* START *

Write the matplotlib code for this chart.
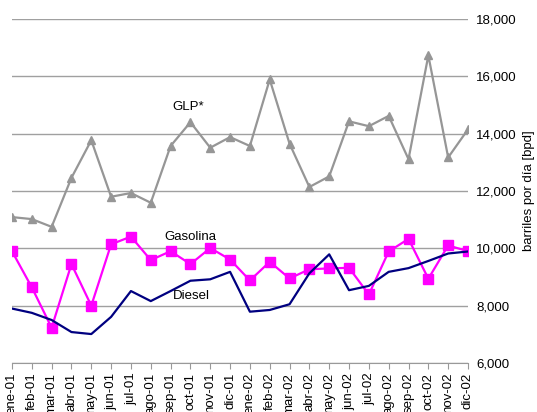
import matplotlib
matplotlib.use("Agg")
import matplotlib.pyplot as plt

months = ["ene-01", "feb-01", "mar-01", "abr-01", "may-01", "jun-01",
          "jul-01", "ago-01", "sep-01", "oct-01", "nov-01", "dic-01",
          "ene-02", "feb-02", "mar-02", "abr-02", "may-02", "jun-02",
          "jul-02", "ago-02", "sep-02", "oct-02", "nov-02", "dic-02"]

glp = [11090, 11020, 10750, 12460, 13770, 11800, 11930, 11590, 13570, 14400,
       13510, 13880, 13570, 15890, 13650, 12140, 12510, 14430, 14260, 14620,
       13110, 16730, 13170, 14150]

gasolina = [9900, 8640, 7230, 9450, 8000, 10140, 10410, 9590, 9900, 9450,
            10010, 9610, 8880, 9530, 8950, 9270, 9300, 9320, 8390, 9890,
            10330, 8940, 10100, 9900]

diesel = [7900, 7750, 7500, 7080, 7010, 7610, 8510, 8160, 8510, 8870,
          8920, 9180, 7790, 7850, 8050, 9130, 9790, 8540, 8690, 9180,
          9310, 9560, 9820, 9890]

yticks = [6000, 8000, 10000, 12000, 14000, 16000, 18000]

plt.rcParams["font.family"] = ["Liberation Sans", "DejaVu Sans"]

fig = plt.figure(figsize=(5.37, 4.12), dpi=100)
ax = fig.add_axes([0.0223, 0.1189, 0.8492, 0.835])

x = list(range(len(months)))
ax.plot(x, glp, color="#969696", lw=1.6, marker="^", ms=6, zorder=3)
ax.plot(x, gasolina, color="#FF00FF", lw=1.6, marker="s", ms=6.5, zorder=4)
ax.plot(x, diesel, color="#000080", lw=1.6, zorder=5)

ax.set_xlim(0, len(months) - 1)
ax.set_ylim(yticks[0], yticks[-1])
ax.set_yticks(yticks)
ax.set_yticklabels([f"{v:,}" for v in yticks], fontsize=9.5)
ax.yaxis.tick_right()
ax.yaxis.set_label_position("right")
ax.tick_params(axis="y", length=0, pad=6)
ax.set_ylabel("barriles por día [bpd]", fontsize=9.5, labelpad=4)

ax.set_xticks(x)
ax.set_xticklabels(months, rotation=90, fontsize=9.5, va="top")
ax.tick_params(axis="x", length=4, color="#999999", pad=3)

ax.grid(axis="y", color="#a0a0a0", lw=1)
ax.set_axisbelow(True)
for side in ("left", "right", "top"):
    ax.spines[side].set_visible(False)
ax.spines["bottom"].set_color("#999999")
ax.spines["bottom"].set_zorder(1)

ax.text(8.87, 14920, "GLP*", fontsize=9.5, ha="center", va="center")
ax.text(8.98, 10390, "Gasolina", fontsize=9.5, ha="center", va="center")
ax.text(9.03, 8330, "Diesel", fontsize=9.5, ha="center", va="center")

fig.savefig("out.png", dpi=100)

* END *

• Task: Write out every line above exactly as it is, leaving out the pictures.

• Reply to the exercise:
Write the matplotlib code for this chart.
import matplotlib
matplotlib.use("Agg")
import matplotlib.pyplot as plt

months = ["ene-01", "feb-01", "mar-01", "abr-01", "may-01", "jun-01",
          "jul-01", "ago-01", "sep-01", "oct-01", "nov-01", "dic-01",
          "ene-02", "feb-02", "mar-02", "abr-02", "may-02", "jun-02",
          "jul-02", "ago-02", "sep-02", "oct-02", "nov-02", "dic-02"]

glp = [11090, 11020, 10750, 12460, 13770, 11800, 11930, 11590, 13570, 14400,
       13510, 13880, 13570, 15890, 13650, 12140, 12510, 14430, 14260, 14620,
       13110, 16730, 13170, 14150]

gasolina = [9900, 8640, 7230, 9450, 8000, 10140, 10410, 9590, 9900, 9450,
            10010, 9610, 8880, 9530, 8950, 9270, 9300, 9320, 8390, 9890,
            10330, 8940, 10100, 9900]

diesel = [7900, 7750, 7500, 7080, 7010, 7610, 8510, 8160, 8510, 8870,
          8920, 9180, 7790, 7850, 8050, 9130, 9790, 8540, 8690, 9180,
          9310, 9560, 9820, 9890]

yticks = [6000, 8000, 10000, 12000, 14000, 16000, 18000]

plt.rcParams["font.family"] = ["Liberation Sans", "DejaVu Sans"]

fig = plt.figure(figsize=(5.37, 4.12), dpi=100)
ax = fig.add_axes([0.0223, 0.1189, 0.8492, 0.835])

x = list(range(len(months)))
ax.plot(x, glp, color="#969696", lw=1.6, marker="^", ms=6, zorder=3)
ax.plot(x, gasolina, color="#FF00FF", lw=1.6, marker="s", ms=6.5, zorder=4)
ax.plot(x, diesel, color="#000080", lw=1.6, zorder=5)

ax.set_xlim(0, len(months) - 1)
ax.set_ylim(yticks[0], yticks[-1])
ax.set_yticks(yticks)
ax.set_yticklabels([f"{v:,}" for v in yticks], fontsize=9.5)
ax.yaxis.tick_right()
ax.yaxis.set_label_position("right")
ax.tick_params(axis="y", length=0, pad=6)
ax.set_ylabel("barriles por día [bpd]", fontsize=9.5, labelpad=4)

ax.set_xticks(x)
ax.set_xticklabels(months, rotation=90, fontsize=9.5, va="top")
ax.tick_params(axis="x", length=4, color="#999999", pad=3)

ax.grid(axis="y", color="#a0a0a0", lw=1)
ax.set_axisbelow(True)
for side in ("left", "right", "top"):
    ax.spines[side].set_visible(False)
ax.spines["bottom"].set_color("#999999")
ax.spines["bottom"].set_zorder(1)

ax.text(8.87, 14920, "GLP*", fontsize=9.5, ha="center", va="center")
ax.text(8.98, 10390, "Gasolina", fontsize=9.5, ha="center", va="center")
ax.text(9.03, 8330, "Diesel", fontsize=9.5, ha="center", va="center")

fig.savefig("out.png", dpi=100)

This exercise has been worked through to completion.